A Reflection on Tiananmen, Hong Kong, and the Corona Virus
As the worst pandemic in modern history continues to plague the world, we once again observe the anniversary of the Tiananmen Square Massacre.
On this day, I have been thinking about the connection between the two seemingly isolated tragedies, 31 years apart.
The brave students in Tiananmen Square demanded political reforms to make the government more transparent and responsible. But the communist regime responded with machine guns and rolling tanks. As a result, political reform ceased, and the government has become even more blatant in its repression and corruption.
Today, 31 years later, it is a well-established fact that if, when the coronavirus first broke out in Wuhan, there had been any space in society and government to sound the alarm; if the government had not suppressed the truth and misled the world; hundreds of thousands of lives would have been saved.

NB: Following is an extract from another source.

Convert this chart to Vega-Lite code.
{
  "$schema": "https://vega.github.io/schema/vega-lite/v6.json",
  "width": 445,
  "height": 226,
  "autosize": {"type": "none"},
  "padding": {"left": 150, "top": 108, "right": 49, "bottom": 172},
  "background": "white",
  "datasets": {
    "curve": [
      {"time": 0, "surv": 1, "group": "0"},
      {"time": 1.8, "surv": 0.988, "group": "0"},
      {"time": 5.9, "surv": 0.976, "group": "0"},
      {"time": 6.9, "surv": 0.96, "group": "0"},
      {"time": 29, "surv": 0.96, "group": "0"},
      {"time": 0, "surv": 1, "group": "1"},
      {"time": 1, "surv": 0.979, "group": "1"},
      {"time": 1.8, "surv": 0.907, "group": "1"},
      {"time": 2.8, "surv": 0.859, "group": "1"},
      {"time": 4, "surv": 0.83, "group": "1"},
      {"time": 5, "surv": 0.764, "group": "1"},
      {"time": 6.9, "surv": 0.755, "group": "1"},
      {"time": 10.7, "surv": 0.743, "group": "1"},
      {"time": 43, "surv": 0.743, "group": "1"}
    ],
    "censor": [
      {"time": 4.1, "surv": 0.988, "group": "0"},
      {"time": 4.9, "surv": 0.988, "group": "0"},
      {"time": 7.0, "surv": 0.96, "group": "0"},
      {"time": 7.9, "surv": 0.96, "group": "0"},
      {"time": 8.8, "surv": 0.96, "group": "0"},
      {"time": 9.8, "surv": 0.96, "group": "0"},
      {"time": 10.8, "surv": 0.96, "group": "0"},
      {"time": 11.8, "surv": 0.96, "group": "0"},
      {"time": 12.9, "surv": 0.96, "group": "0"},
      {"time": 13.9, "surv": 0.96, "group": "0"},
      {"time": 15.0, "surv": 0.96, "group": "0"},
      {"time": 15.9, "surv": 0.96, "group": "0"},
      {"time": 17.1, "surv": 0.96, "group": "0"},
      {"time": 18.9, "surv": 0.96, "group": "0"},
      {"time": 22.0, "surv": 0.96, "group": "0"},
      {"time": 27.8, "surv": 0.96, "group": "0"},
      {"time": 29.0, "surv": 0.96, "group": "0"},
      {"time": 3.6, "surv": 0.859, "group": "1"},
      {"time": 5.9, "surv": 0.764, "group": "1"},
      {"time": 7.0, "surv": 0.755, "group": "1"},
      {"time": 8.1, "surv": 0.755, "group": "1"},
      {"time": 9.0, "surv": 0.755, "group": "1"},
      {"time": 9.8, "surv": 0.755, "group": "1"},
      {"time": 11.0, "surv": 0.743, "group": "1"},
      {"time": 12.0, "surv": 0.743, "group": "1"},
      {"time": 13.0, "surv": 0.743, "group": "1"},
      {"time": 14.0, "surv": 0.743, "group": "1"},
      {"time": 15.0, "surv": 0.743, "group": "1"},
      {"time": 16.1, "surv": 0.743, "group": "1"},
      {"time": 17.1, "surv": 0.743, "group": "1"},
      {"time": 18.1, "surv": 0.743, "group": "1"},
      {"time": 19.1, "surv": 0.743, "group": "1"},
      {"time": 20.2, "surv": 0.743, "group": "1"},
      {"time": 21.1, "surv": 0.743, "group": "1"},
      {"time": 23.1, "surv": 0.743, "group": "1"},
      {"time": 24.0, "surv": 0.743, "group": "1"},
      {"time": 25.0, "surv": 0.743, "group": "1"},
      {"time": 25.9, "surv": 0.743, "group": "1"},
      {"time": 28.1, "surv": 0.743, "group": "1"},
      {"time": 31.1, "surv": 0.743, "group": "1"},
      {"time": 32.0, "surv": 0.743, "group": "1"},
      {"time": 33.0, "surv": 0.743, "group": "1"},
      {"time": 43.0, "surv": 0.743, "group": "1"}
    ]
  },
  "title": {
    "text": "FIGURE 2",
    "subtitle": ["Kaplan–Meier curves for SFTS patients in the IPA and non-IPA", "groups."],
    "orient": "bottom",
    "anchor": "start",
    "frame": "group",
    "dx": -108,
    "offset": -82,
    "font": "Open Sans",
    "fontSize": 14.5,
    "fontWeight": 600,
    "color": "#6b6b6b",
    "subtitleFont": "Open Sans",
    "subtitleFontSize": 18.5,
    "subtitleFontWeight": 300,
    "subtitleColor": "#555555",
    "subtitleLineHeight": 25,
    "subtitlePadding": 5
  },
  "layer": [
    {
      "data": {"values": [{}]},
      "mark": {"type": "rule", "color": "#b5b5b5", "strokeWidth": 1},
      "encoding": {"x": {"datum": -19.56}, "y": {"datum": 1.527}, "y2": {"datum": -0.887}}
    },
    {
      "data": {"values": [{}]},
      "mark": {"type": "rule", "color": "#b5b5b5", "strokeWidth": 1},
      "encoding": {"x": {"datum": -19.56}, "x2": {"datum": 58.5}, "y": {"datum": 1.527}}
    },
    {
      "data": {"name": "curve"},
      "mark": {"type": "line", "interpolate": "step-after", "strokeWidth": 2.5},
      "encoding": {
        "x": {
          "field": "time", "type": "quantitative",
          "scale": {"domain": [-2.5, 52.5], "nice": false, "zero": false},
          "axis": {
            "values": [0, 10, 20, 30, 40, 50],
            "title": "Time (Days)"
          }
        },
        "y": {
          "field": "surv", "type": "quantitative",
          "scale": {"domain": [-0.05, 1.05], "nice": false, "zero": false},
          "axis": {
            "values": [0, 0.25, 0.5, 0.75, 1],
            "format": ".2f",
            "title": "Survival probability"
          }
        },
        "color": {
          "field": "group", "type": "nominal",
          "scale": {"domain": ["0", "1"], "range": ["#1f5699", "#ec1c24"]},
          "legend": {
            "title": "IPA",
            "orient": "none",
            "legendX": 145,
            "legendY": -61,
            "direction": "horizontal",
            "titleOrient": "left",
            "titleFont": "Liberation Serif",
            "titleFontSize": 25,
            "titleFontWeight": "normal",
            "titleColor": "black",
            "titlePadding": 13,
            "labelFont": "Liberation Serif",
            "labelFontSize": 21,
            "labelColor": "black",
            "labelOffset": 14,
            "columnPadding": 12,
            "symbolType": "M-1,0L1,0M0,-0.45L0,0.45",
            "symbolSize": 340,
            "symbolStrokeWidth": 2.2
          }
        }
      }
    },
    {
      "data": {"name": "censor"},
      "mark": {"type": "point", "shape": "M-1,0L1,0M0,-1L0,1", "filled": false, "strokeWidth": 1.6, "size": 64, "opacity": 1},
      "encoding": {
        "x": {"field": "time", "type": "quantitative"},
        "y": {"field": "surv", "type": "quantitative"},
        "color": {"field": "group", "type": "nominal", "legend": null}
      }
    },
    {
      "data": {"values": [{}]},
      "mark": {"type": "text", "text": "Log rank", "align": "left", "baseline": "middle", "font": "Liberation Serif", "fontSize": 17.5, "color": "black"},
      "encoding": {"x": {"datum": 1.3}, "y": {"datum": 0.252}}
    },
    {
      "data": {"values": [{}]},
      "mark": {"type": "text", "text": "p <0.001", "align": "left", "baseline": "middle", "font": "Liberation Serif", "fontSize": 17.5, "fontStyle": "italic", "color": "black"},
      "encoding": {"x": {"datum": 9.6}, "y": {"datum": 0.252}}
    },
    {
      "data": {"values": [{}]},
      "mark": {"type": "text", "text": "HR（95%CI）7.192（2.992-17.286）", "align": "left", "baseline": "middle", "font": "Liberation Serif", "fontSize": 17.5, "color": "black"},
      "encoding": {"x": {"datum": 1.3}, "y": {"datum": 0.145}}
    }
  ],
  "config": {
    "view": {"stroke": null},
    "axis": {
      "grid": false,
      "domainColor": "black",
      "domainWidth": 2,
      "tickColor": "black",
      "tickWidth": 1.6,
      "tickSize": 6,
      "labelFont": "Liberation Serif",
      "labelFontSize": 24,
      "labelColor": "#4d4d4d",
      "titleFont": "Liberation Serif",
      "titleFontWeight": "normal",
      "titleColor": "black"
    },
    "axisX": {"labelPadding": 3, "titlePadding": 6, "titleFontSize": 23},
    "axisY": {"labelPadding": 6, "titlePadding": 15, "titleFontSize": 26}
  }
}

By the same token, if the Communist Party, instead of slaughtering the Tiananmen protesters, had accepted their requests for political reform, the world would not have been plunged into the catastrophe we are experiencing today. This is an example of the principle that when a regime runs roughshod on its own people, it will sooner or later bring disasters beyond its border, one way or another.
Everyone should be reminded of this lesson: the difference made by freedom and democracy is not only whether we have a life of dignity and individual fulfillment, but very often the difference between life and death.
The people of Hong Kong know it well. Carrying on the Tiananmen spirit, they are putting their lives on line to defend their freedom and push for democracy. Under the cover of the pandemic, Beijing is intensifying crackdowns on the people of Hong Kong, aiming to kill their hope by suppressing the space for freedom of expression to zero, as it did 31 years ago in China.
But the people of Hong Kong will not give up. They will fight through to a free future. So will we. Today, there can be no better way to commemorate our fallen brothers and sisters 31 years ago than standing with Hong Kong.
Our memory today is not just a sad recollection. Our memory concerns life and death. Whenever we think of those young lives lost, and of so many unnecessary deaths today, we need to challenge ourselves to ask how we can live, so those sacrifices will not have been in vain. Let us work, together, to ensure that they were not.
Rest in peace my dear brothers and sisters of Tiananmen. Rest in peace our fellow human beings who died of the corona virus.